While having such a contract may seem the norm in showbiz, with stars wanting to protect their multi-million empires, over the past year lawyers have seen more and more non-celebrities wanting a pre-nuptial agreement.
The latest figures show that 42 per cent of marriages end in divorce, so it's no surprise that couples are now planning for a potential split just in case.
Katie Holmes and Tom Cruise were married for six years before divorcing in 2012
The majority of those requesting a pre-nup are people embarking on a second or third marriage (and in the 65 to 69 age group), who have more assets to safeguard or children from previous relationships to take care of, said divorce and family solicitors Irwin Mitchell.
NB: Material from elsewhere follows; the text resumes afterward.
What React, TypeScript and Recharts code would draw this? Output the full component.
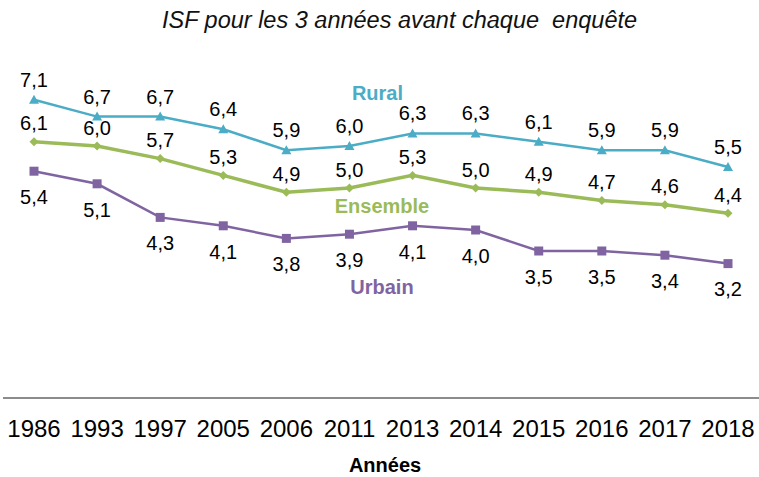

"With children and homes already, a couple getting married later in life may want to protect their families' inheritance as they realise that there is a chance that the marriage might not work out," said lawyer Sarah Balfour.
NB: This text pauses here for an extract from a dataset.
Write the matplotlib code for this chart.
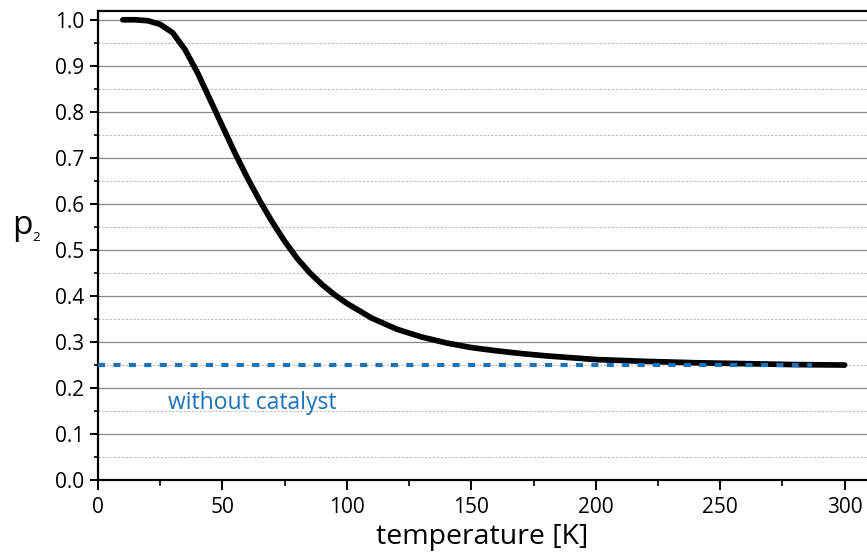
import matplotlib.pyplot as plt
from matplotlib.ticker import MultipleLocator

plt.rcParams['font.family'] = ['Open Sans', 'DejaVu Sans']

# p2 vs temperature, read point by point
temperature = [10, 15, 20, 25, 30, 35, 40, 45, 50, 55, 60, 65, 70, 75, 80, 85, 90,
               95, 100, 110, 120, 130, 140, 150, 160, 170, 180, 190, 200, 220, 240,
               260, 280, 300]
p2 = [1.000, 1.000, 0.998, 0.990, 0.972, 0.935, 0.885, 0.827, 0.769, 0.711, 0.657,
      0.607, 0.561, 0.519, 0.482, 0.451, 0.425, 0.403, 0.384, 0.352, 0.328, 0.311,
      0.298, 0.288, 0.281, 0.275, 0.270, 0.266, 0.262, 0.258, 0.255, 0.253, 0.251,
      0.250]

baseline_x = [0, 287]
baseline_y = [0.25, 0.25]
baseline_label = "without catalyst"

fig = plt.figure(figsize=(8.67, 5.57), dpi=100)
ax = fig.add_axes([0.113, 0.138, 0.887, 0.843])

ax.plot(temperature, p2, color='black', lw=4.1, solid_capstyle='round',
        solid_joinstyle='round', zorder=3)
ax.plot(baseline_x, baseline_y, color='#1a73b9', lw=3.0, dashes=(1.7, 2.0), zorder=4)
ax.text(28, 0.167, baseline_label, color='#1a73b9', fontsize=16.5, va='center', ha='left')

ax.set_xlim(0, 309)
ax.set_ylim(0, 1.02)
ax.xaxis.set_major_locator(MultipleLocator(50))
ax.xaxis.set_minor_locator(MultipleLocator(25))
ax.yaxis.set_major_locator(MultipleLocator(0.1))
ax.yaxis.set_minor_locator(MultipleLocator(0.05))
ax.yaxis.set_major_formatter(lambda v, pos: f"{v:.1f}")

ax.grid(axis='y', which='major', color='#8a8a8a', lw=0.9, ls='-')
ax.grid(axis='y', which='minor', color='#bdbdbd', lw=0.8, ls=(0, (2, 1.5)))
ax.set_axisbelow(True)

ax.spines['right'].set_visible(False)
for side in ['left', 'bottom', 'top']:
    ax.spines[side].set_linewidth(1.6)

ax.tick_params(which='major', direction='out', width=1.4, labelsize=15, colors='black')
ax.tick_params(which='minor', direction='out', width=1.2)
ax.tick_params(axis='y', which='major', length=6, pad=4)
ax.tick_params(axis='y', which='minor', length=3)
ax.tick_params(axis='x', which='major', length=7, pad=5)
ax.tick_params(axis='x', which='minor', length=4.5)

ax.set_xlabel("temperature [K]", fontsize=20.5, labelpad=4)

# y label: p with a small subscript 2
fig.text(12 / 867, 1 - 234 / 557, "p", fontsize=24, ha='left', va='baseline')
fig.text(32 / 867, 1 - 241 / 557, "2", fontsize=9.5, ha='left', va='baseline')

fig.savefig("out.png", dpi=100)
The stigma of getting a pre-nup is also being eroded as more celebrities arrange to have one, said the firm. While it may seem unromantic, it avoids lengthy court battles and large legal bills in the future and can therefore be seen as positive step in a relationship.
Ashton Kutcher and Demi Moore's divorce came two years after they announced their separation
Another myth that Irwin Mitchell were keen to bust is that pre-nups are just for the wealthy. A young couple tying the knot, such as first-time house buyers, may also want to protect their assets.
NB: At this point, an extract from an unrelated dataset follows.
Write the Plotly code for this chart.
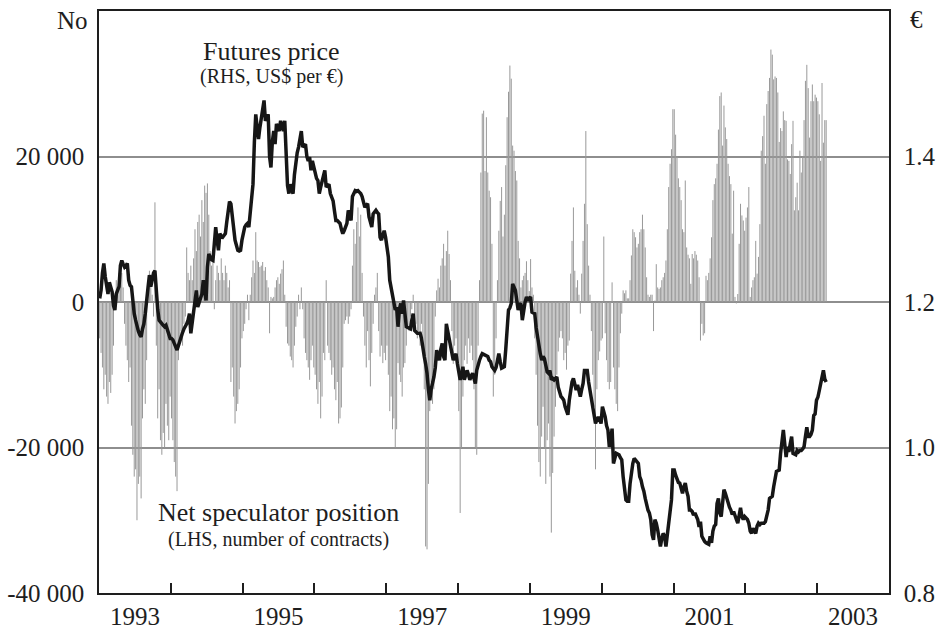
import plotly.graph_objects as go

# ---------------- data (weekly) ----------------
# Futures price, US$ per euro (RHS)
price_1993 = [1.205, 1.216, 1.240, 1.253, 1.235, 1.222, 1.211, 1.227, 1.220, 1.214,
              1.195, 1.189, 1.211, 1.218, 1.221, 1.250, 1.257, 1.252, 1.248, 1.250,
              1.253, 1.230, 1.223, 1.221, 1.200, 1.184, 1.175, 1.166, 1.160, 1.155,
              1.152, 1.163, 1.170, 1.184, 1.207, 1.220, 1.237, 1.221, 1.230, 1.240,
              1.243, 1.211, 1.190, 1.175, 1.172, 1.170, 1.168, 1.166, 1.168, 1.162,
              1.157, 1.150]
price_1994 = [1.150, 1.148, 1.143, 1.138, 1.134, 1.140, 1.147, 1.152, 1.158, 1.163,
              1.166, 1.170, 1.175, 1.184, 1.157, 1.172, 1.189, 1.200, 1.216, 1.193,
              1.198, 1.205, 1.211, 1.230, 1.215, 1.202, 1.248, 1.266, 1.262, 1.258,
              1.257, 1.280, 1.303, 1.285, 1.271, 1.294, 1.290, 1.289, 1.292, 1.294,
              1.310, 1.330, 1.338, 1.335, 1.318, 1.300, 1.285, 1.278, 1.271, 1.270,
              1.271, 1.285]
price_1995 = [1.295, 1.303, 1.306, 1.308, 1.303, 1.320, 1.339, 1.362, 1.420, 1.458,
              1.440, 1.424, 1.440, 1.454, 1.465, 1.477, 1.449, 1.455, 1.458, 1.400,
              1.385, 1.420, 1.435, 1.417, 1.445, 1.440, 1.435, 1.449, 1.440, 1.435,
              1.449, 1.408, 1.360, 1.349, 1.362, 1.355, 1.349, 1.375, 1.394, 1.405,
              1.413, 1.425, 1.435, 1.413, 1.415, 1.417, 1.400, 1.394, 1.399, 1.381,
              1.394, 1.385]
price_1996 = [1.378, 1.370, 1.367, 1.349, 1.358, 1.367, 1.375, 1.381, 1.358, 1.360,
              1.362, 1.349, 1.345, 1.339, 1.325, 1.312, 1.312, 1.310, 1.308, 1.300,
              1.294, 1.298, 1.303, 1.308, 1.326, 1.318, 1.312, 1.345, 1.350, 1.353,
              1.352, 1.353, 1.351, 1.349, 1.345, 1.339, 1.330, 1.333, 1.335, 1.317,
              1.310, 1.303, 1.321, 1.324, 1.326, 1.323, 1.321, 1.289, 1.285, 1.292,
              1.298, 1.289]
price_1997 = [1.275, 1.262, 1.230, 1.220, 1.211, 1.200, 1.189, 1.193, 1.166, 1.190,
              1.198, 1.184, 1.202, 1.184, 1.166, 1.165, 1.164, 1.163, 1.175, 1.184,
              1.161, 1.159, 1.157, 1.157, 1.157, 1.150, 1.134, 1.125, 1.115, 1.102,
              1.080, 1.065, 1.080, 1.088, 1.097, 1.110, 1.134, 1.125, 1.120, 1.135,
              1.143, 1.125, 1.120, 1.170, 1.160, 1.152, 1.140, 1.129, 1.120, 1.125,
              1.129, 1.115]
price_1998 = [1.102, 1.093, 1.100, 1.111, 1.093, 1.100, 1.106, 1.100, 1.093, 1.098,
              1.102, 1.095, 1.088, 1.106, 1.115, 1.120, 1.125, 1.129, 1.128, 1.127,
              1.126, 1.125, 1.120, 1.118, 1.111, 1.108, 1.106, 1.110, 1.120, 1.129,
              1.118, 1.109, 1.110, 1.111, 1.135, 1.157, 1.189, 1.192, 1.198, 1.225,
              1.220, 1.216, 1.202, 1.189, 1.196, 1.198, 1.175, 1.193, 1.200, 1.207,
              1.202, 1.205]
price_1999 = [1.207, 1.186, 1.185, 1.184, 1.165, 1.150, 1.135, 1.129, 1.120, 1.125,
              1.122, 1.111, 1.104, 1.102, 1.106, 1.093, 1.095, 1.093, 1.095, 1.097,
              1.083, 1.075, 1.070, 1.068, 1.065, 1.056, 1.050, 1.045, 1.065, 1.083,
              1.090, 1.095, 1.085, 1.079, 1.086, 1.080, 1.070, 1.080, 1.088, 1.106,
              1.106, 1.106, 1.090, 1.079, 1.065, 1.061, 1.049, 1.033, 1.038, 1.042,
              1.038, 1.033]
price_2000 = [1.056, 1.050, 1.042, 1.030, 1.024, 1.001, 1.010, 1.026, 0.978, 0.985,
              0.992, 0.991, 0.990, 0.986, 0.983, 0.960, 0.942, 0.928, 0.926, 0.926,
              0.950, 0.969, 0.978, 0.985, 0.982, 0.980, 0.978, 0.960, 0.955, 0.946,
              0.940, 0.930, 0.919, 0.914, 0.910, 0.901, 0.880, 0.873, 0.901, 0.896,
              0.887, 0.873, 0.864, 0.875, 0.882, 0.878, 0.864, 0.880, 0.896, 0.903,
              0.928, 0.969]
price_2001 = [0.969, 0.962, 0.955, 0.952, 0.951, 0.942, 0.937, 0.946, 0.951, 0.940,
              0.933, 0.914, 0.914, 0.912, 0.907, 0.910, 0.905, 0.901, 0.891, 0.898,
              0.878, 0.874, 0.871, 0.869, 0.868, 0.867, 0.878, 0.869, 0.885, 0.892,
              0.894, 0.923, 0.930, 0.910, 0.905, 0.925, 0.942, 0.937, 0.930, 0.923,
              0.918, 0.914, 0.908, 0.912, 0.905, 0.901, 0.896, 0.905, 0.917, 0.905,
              0.901, 0.905]
price_2002 = [0.903, 0.901, 0.896, 0.885, 0.882, 0.889, 0.885, 0.882, 0.892, 0.896,
              0.894, 0.896, 0.896, 0.896, 0.898, 0.905, 0.914, 0.930, 0.932, 0.933,
              0.946, 0.960, 0.967, 0.968, 0.969, 0.992, 1.010, 1.024, 1.005, 0.987,
              1.001, 0.994, 1.005, 1.015, 0.992, 0.991, 0.990, 0.996, 0.994, 0.996,
              0.996, 0.998, 1.001, 1.015, 1.028, 1.015, 1.015, 1.018, 1.024, 1.044,
              1.046, 1.065]
price_2003 = [1.069, 1.078, 1.087, 1.101, 1.106, 1.094, 1.090]

# Net speculator position, thousands of contracts (LHS)
net_1993 = [-5, -7, -9, -12, -10, -13, -14, -11, -12.5, -10,
            -6, 1, 3, 2, 4, 3, 4, 2, -3, -6,
            -8, -11, -9, -17, -21, -24, -23, -30, -25, -24,
            -27, -16, -12, -14, -8, 2, 4.3, 3, 1, -2,
            13.7, -6, -16, -12, -19, -21, -18, -20, -14, -17,
            -19, -13]
net_1994 = [-16, -19, -22, -24, -26, -8, -5, -4, -6, -3,
            -2, 7.5, 4, 3, 5, 3, 6, 10, 7, 11,
            12, 9, 14, 11, 16, 15, 16.3, 12, 7, 5,
            6, -1, 3, 5, 4, 3, 6, 4, 3, 5,
            4, 2, 3, -11, -9, -13, -16.7, -15, -14, -12,
            -9, -5]
net_1995 = [-4, -3, -1, 1, -2.5, 1, 3.4, 5.7, 4, 9.6,
            5.7, 5.5, 4.8, 5, 5.5, 4.3, 4.8, 3, 2, -4.3,
            0.7, 0.5, 0.7, 2, 3, 3.4, 2.5, 3.9, 4.5, 5.7,
            1, -3.4, -5.7, -6, -7.5, -8, -9, -6, -3.4, -2,
            1, -1, 2, -1, -5, -7, -8, -9, -10.7, -8,
            -6, -9]
net_1996 = [-10, -12, -14, -11, -16, -13, -7, -8, 3, -6,
            -7, -8, -10, -9, -12, -13.5, -11, -16.7, -16, -14.5,
            -9, -3, -2.5, -2, -3, -2, -1, 5, 10, 8,
            11, 13, 9, 12, 4, -2, -6, -9, -4, -8,
            -11.6, -7, -3, 1, 2, 4, -4, -7.5, -6, -8.4,
            -7, -8]
net_1997 = [-6, -10, -15, -13, -17.5, -16, -20, -17.5, -8.4, -10,
            -11, -13, -9, -8.4, -6, -3.5, -4, -2, -1, 1,
            -2, -3, -5, -4, -6, -3, -5, -12, -33.6, -34,
            -25, -15, -11, -14, -12, -2, 1.6, 3.2, 2, 5,
            6, 8, 5, 7, 9.8, 6.6, 3, -4, -8.5, -6,
            -5, -8]
net_1998 = [-15, -29, -20, -13, -8, -6, -8.5, -5, -7, -6,
            -8, -12, -20, -21, -6, 3, 17.8, 25.9, 26.3, 18,
            25.4, 17.8, 15.3, 14.4, 8, -13, -10, -5, 3, 9.8,
            13.9, 15.8, 9, 12, 18.8, 25.4, 28.9, 32.5, 30.7, 21.5,
            20.8, 18, 16.7, 8.4, 6, 2, 3, 3.6, 4, 5.6,
            3, 1.5]
net_1999 = [5.9, 2, 1, -5, -10, -17, -22, -24, -18.5, -14.4,
            -20, -25, -19, -16.7, -24, -31.7, -23.5, -18.5, -14.4, -10,
            -6.8, -4.9, -4, -5, -8, -7, -9.3, -6, -5.3, 3.9,
            8.4, 13, 4.3, 2, 3, 1, -1.6, 3.9, 8.4, 13.5,
            23.5, 10.7, 5, 1, -4, -10, -14.4, -23, -12, -8,
            -6.8, -5.3]
net_2000 = [-5, 9, -4.3, -8, -11, -12, -11, 2.7, -9, -12,
            -14, -15, -9, -4.3, -1.6, 1.6, 1.2, 1.6, 0.5, 0.5,
            3, 6.4, 10, 9.6, 8.9, 7.5, 8, 9.6, 10, 12,
            10, 7.5, 3.4, 1, 0.7, 1, 1, -4, 0.2, 5.2,
            2, 1.8, 2, 3, 3.4, 4, 5.7, 10, 15.8, 19,
            21, 26.5]
net_2001 = [26.5, 23, 20, 17, 15.8, 14, 10, 9.6, 16.7, 7.5,
            6.5, 6, 2.5, 6.6, 6, 7, 6.5, 5.7, 3.4, -5.3,
            -3, -4.6, -4.3, 3.6, 3, 4, 6, 8.9, 14, 16.2,
            17, 19, 23.7, 28.3, 28.8, 21.5, 27, 24, 22.4, 19,
            17.3, 16.2, 9.4, 15.3, 0.7, -0.2, 1.1, 8, 13.5, 11.9,
            11.2, 9.8]
net_2002 = [11.6, 13, 15.8, 0.7, 2, 3, 3.4, 8.4, 3.9, 6.2,
            10.7, 20.8, 22.8, 25.6, 19, 27.2, 29, 30.8, 34.7, 34,
            30.6, 31, 30.8, 28.8, 22, 23.9, 23.5, 26.2, 25, 24.9,
            19.6, 19.4, 17.6, 21.7, 24.9, 12.6, 14.4, 16.4, 12.6, 20.8,
            17.8, 20, 25, 30.4, 32.6, 29.4, 22.6, 27.6, 29.9, 27.6,
            28.5, 28.1]
net_2003 = [27.6, 25.8, 19.4, 30.1, 21.9, 25, 25]

years = [1993, 1994, 1995, 1996, 1997, 1998, 1999, 2000, 2001, 2002, 2003]
price_by_year = [price_1993, price_1994, price_1995, price_1996, price_1997, price_1998,
                 price_1999, price_2000, price_2001, price_2002, price_2003]
net_by_year = [net_1993, net_1994, net_1995, net_1996, net_1997, net_1998,
               net_1999, net_2000, net_2001, net_2002, net_2003]

label_years = ["1993", "1995", "1997", "1999", "2001", "2003"]
left_ticks = [-40000, -20000, 0, 20000]
left_labels = ["-40 000", "-20 000", "0", "20 000"]
right_ticks = [0.8, 1.0, 1.2, 1.4]
right_labels = ["0.8", "1.0", "1.2", "1.4"]

# ---------------- build weekly series ----------------
x_price, y_price = [], []
x_net, y_net = [], []          # thin weekly bars drawn as vertical strokes
for yr, pl, nl in zip(years, price_by_year, net_by_year):
    for i, v in enumerate(pl):
        x_price.append(yr + (i + 0.5) / 52)
        y_price.append(v)
    for i, v in enumerate(nl):
        xv = yr + (i + 0.5) / 52
        x_net += [xv, xv, None]
        y_net += [0, v * 1000, None]

FONT = "Liberation Serif"
INK = "#1e1e1e"

fig = go.Figure()
fig.add_trace(go.Scatter(x=x_net, y=y_net, mode="lines",
                         line=dict(color="#999999", width=1),
                         yaxis="y", name="Net speculator position",
                         connectgaps=False))
fig.add_trace(go.Scatter(x=x_price, y=y_price, mode="lines",
                         line=dict(color="#161616", width=3.5),
                         yaxis="y2", name="Futures price"))

fig.update_layout(
    template="none",
    width=940, height=630,
    margin=dict(l=99, r=51, t=11, b=37, autoexpand=False),
    paper_bgcolor="white", plot_bgcolor="white",
    showlegend=False,
    font=dict(family=FONT, color=INK, size=25),
    xaxis=dict(
        range=[1993, 2004], automargin=False,
        tickmode="array",
        tickvals=[int(s) + 0.5 for s in label_years],
        ticktext=label_years,
        ticks="", showgrid=False, zeroline=False,
        showline=True, linecolor=INK, linewidth=1.5, mirror=True,
        tickfont=dict(family=FONT, size=25, color=INK),
        ticklabelstandoff=0,
        minor=dict(tickmode="array", tickvals=years[1:], ticks="inside",
                   ticklen=10, tickwidth=1.5, tickcolor=INK, showgrid=False),
    ),
    yaxis=dict(
        range=[-40000, 40000], automargin=False,
        tickmode="array", tickvals=left_ticks, ticktext=left_labels,
        ticks="", showgrid=True, gridcolor="#8e8e8e", gridwidth=1.5,
        zeroline=False, showline=True, linecolor=INK, linewidth=1.5,
        tickfont=dict(family=FONT, size=25, color=INK),
        ticklabelstandoff=8,
    ),
    yaxis2=dict(
        range=[0.8, 1.6], overlaying="y", side="right", automargin=False,
        tickmode="array", tickvals=right_ticks, ticktext=right_labels,
        ticks="", showgrid=False, zeroline=False,
        showline=True, linecolor=INK, linewidth=1.5,
        tickfont=dict(family=FONT, size=25, color=INK),
        ticklabelstandoff=8,
    ),
)

def px_to_paper(px, py):
    return (px - 99) / 790, (592.7 - py) / 582

annots = [
    ("No", 72, 20, 25),
    ("€", 916, 19, 25),
    ("Futures price", 271, 51, 26),
    ("(RHS, US$ per €)", 271, 76, 20),
    ("Net speculator position", 278, 512, 26),
    ("(LHS, number of contracts)", 278, 539, 20),
]
for text, px, py, size in annots:
    ax, ay = px_to_paper(px, py)
    fig.add_annotation(text=text, x=ax, y=ay, xref="paper", yref="paper",
                       xanchor="center", yanchor="middle", showarrow=False,
                       font=dict(family=FONT, size=size, color=INK))

fig.write_html("out.html",
               config={"displayModeBar": False},
               post_script="document.body.style.margin='0px';document.body.style.padding='0px';")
"It is a common myth that pre-nups are there for one person to try to ensure that their partner gets nothing after a divorce, but this is not the situation," said Sarah. "For a pre-nup to be considered by the courts, it cannot provide for an unfair outcome, and both parties need to be involved in and understand the process."
In February of this year, the Law Commission set out plans to make pre-marital agreements legally binding in the vast majority of cases.
Their conditions were that both partners had legal advice, both disclosed all relevant information about their finances and the pre-nup was made at least 28 days before the wedding or civil partnership.